Solving Regularized Exp, Cosh and Sinh Regression Problems
Zhihang Li, Zhao Song, Tianyi Zhou
TL;DR
The paper addresses the efficiency of solving regularized exponential regression problems motivated by attention in large language models. By proving convexity and Lipschitz properties for the regualrized loss with $f\in\{\exp,\cosh,\sinh\}$, it lays a foundation for a fast inexact Newton method.
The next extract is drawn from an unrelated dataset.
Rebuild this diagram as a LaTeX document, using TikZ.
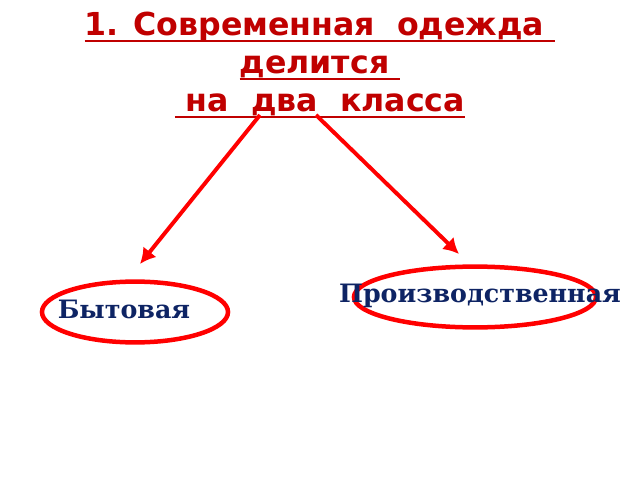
\documentclass[tikz,border=0pt]{standalone}
\usepackage{fontspec}
\setmainfont{DejaVu Serif}
\newfontfamily\headfont{DejaVu Sans}
\usetikzlibrary{arrows,arrows.meta,shapes,calc}
\definecolor{headred}{RGB}{192,0,0}
\definecolor{kindblue}{RGB}{14,36,100}
\newcommand{\redline}[1]{\setbox0\hbox{#1}\rlap{\rule[-4.8pt]{\wd0}{1.5pt}}\box0}
\tikzset{
    heading/.style = {text=headred, inner sep=0pt, anchor=base,
        font=\headfont\bfseries\fontsize{22.5}{27}\selectfont},
    kind/.style = {text=kindblue, inner sep=0pt, anchor=base,
        font=\bfseries\fontsize{18}{22}\selectfont},
    ring/.style = {draw=red, line width=3.2pt, ellipse, inner sep=0pt},
    arrow/.style = {draw=red, line width=2.8pt, -{Latex[length=11pt,width=12pt]}}
}

\begin{document}
\begin{tikzpicture}[x=0.025cm, y=-0.025cm]
    \useasboundingbox [fill=white] (0,0) rectangle (640,480);
    % title
    \node [heading] (head1) at (320,35) {\redline{1. Современная\ \ одежда\ }};
    \node [heading] (head2) at (320,73) {\redline{делится\ }};
    \node [heading] (head3) at (320,111) {\redline{\ на\ \ два\ \ класса}};
    % two classes
    \node [ring, minimum width=4.65cm, minimum height=1.52cm] (everyday) at (135,312) {};
    \node [ring, minimum width=6.05cm, minimum height=1.52cm] (industrial) at (475,297) {};
    \node [kind] (everydaytext) at (124,318) {Бытовая};
    \node [kind] (industrialtext) at (480,302) {Производственная};
    % arrows
    \coordinate (fromL) at (260,115);
    \coordinate (fromR) at (316,115);
    \coordinate (toL) at (140,264);
    \coordinate (toR) at (459,254);
    \draw [arrow] (fromL) -- (toL);
    \draw [arrow] (fromR) -- (toR);
\end{tikzpicture}
\end{document}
The authors propose a randomized, input-sparsity-time algorithm with iteration complexity $O(\log(\|x_0-x^*\|_2/\epsilon))$ and per-iteration cost $\widetilde{O}(\mathrm{nnz}(A)+d^{\omega})$, achieving high-probability convergence to $x^*$ within error $\epsilon$. This approach offers a theoretically grounded, scalable path to solving attention-inspired regression problems in sparse regimes, with potential impact on efficiency of attention computations in practice.
Abstract
In modern machine learning, attention computation is a fundamental task for training large language models such as Transformer, GPT-4 and ChatGPT. In this work, we study exponential regression problem which is inspired by the softmax/exp unit in the attention mechanism in large language models. The standard exponential regression is non-convex. We study the regularization version of exponential regression problem which is a convex problem. We use approximate newton method to solve in input sparsity time. Formally, in this problem, one is given matrix $A \in \mathbb{R}^{n \times d}$, $b \in \mathbb{R}^n$, $w \in \mathbb{R}^n$ and any of functions $\exp, \cosh$ and $\sinh$ denoted as $f$. The goal is to find the optimal $x$ that minimize $ 0.5 \| f(Ax) - b \|_2^2 + 0.5 \| \mathrm{diag}(w) A x \|_2^2$. The straightforward method is to use the naive Newton's method. Let $\mathrm{nnz}(A)$ denote the number of non-zeros entries in matrix $A$. Let $ω$ denote the exponent of matrix multiplication. Currently, $ω\approx 2.373$. Let $ε$ denote the accuracy error. In this paper, we make use of the input sparsity and purpose an algorithm that use $\log ( \|x_0 - x^*\|_2 / ε)$ iterations and $\widetilde{O}(\mathrm{nnz}(A) + d^ω )$ per iteration time to solve the problem.